Dive Brief:
- During a general session on Tuesday at the American Health Information Management Association's annual conference in San Diego, the association released a guidance framework for data governance.
- Information Governance Principles for Healthcare (IGPHC) are intended to provide guidance for the governance of information across all functions of organizations in the industry. The association defines information governance as "an organization-wide framework for managing information throughout its lifecycle and for supporting the organization’s strategy, operations, regulatory, legal, risk, and environmental requirements."

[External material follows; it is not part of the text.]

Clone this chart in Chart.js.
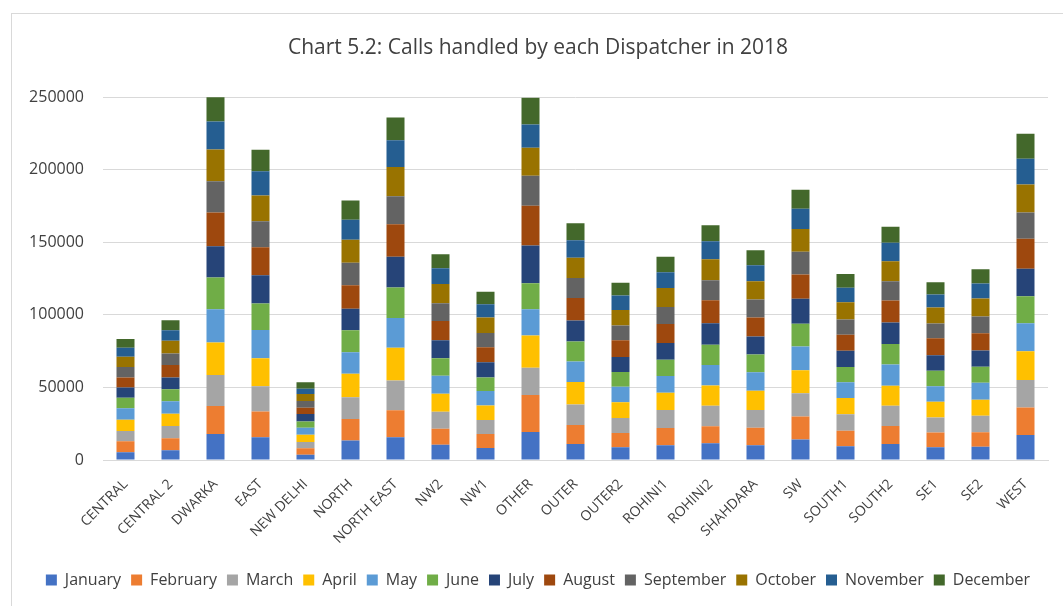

- IGPHC is based on eight principles: accountability, transparency, integrity, protection, compliance, availability, retention and disposition. They are intended to be "interpreted and applied depending upon an organization’s type, size, role, mission, sophistication, legal environment, and resources," according to the AHIMA publication.
Dive Insight:
AHIMA is clearly trying to be the voice of authority for information governance in healthcare, something the industry badly needs. The association released the results of a survey earlier this year that revealed that 35% of respondents didn't even know if their organization had any active information governance efforts in place. 22% said their organizations recognized the need for such a program but had put nothing in place. Only 11% characterized their governance programs as "mature."

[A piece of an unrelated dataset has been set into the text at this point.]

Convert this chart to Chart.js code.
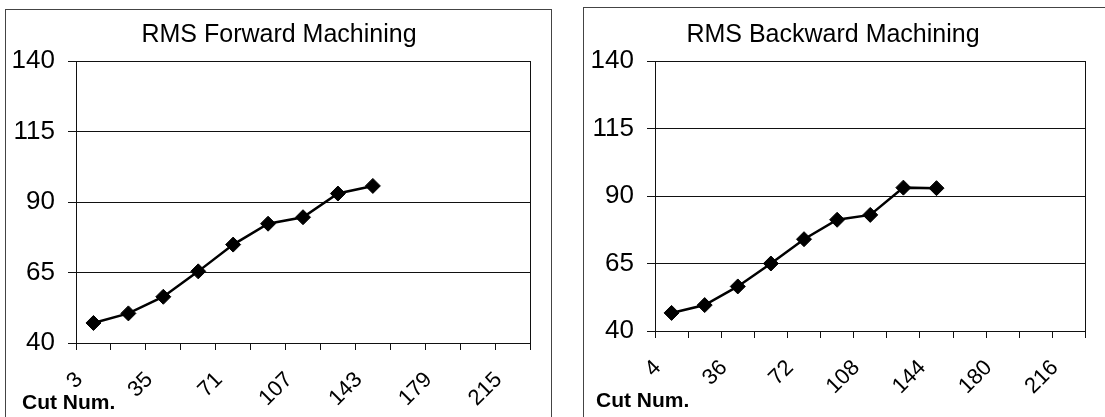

One of the chief challenges facing providers that are struggling with organization-wide information governance programs is acquisition activity, according to Karen Snyder, Director of Product Management for HIM vendor Iron Mountain.
"The uptick in organizational change is creating a huge challenge," Snyder told Healthcare Dive. "They may be able to manage the records in the existing portfolio of facilities that they have, but then they start acquiring. They have different systems that don't talk to each other and different processes for managing paper records."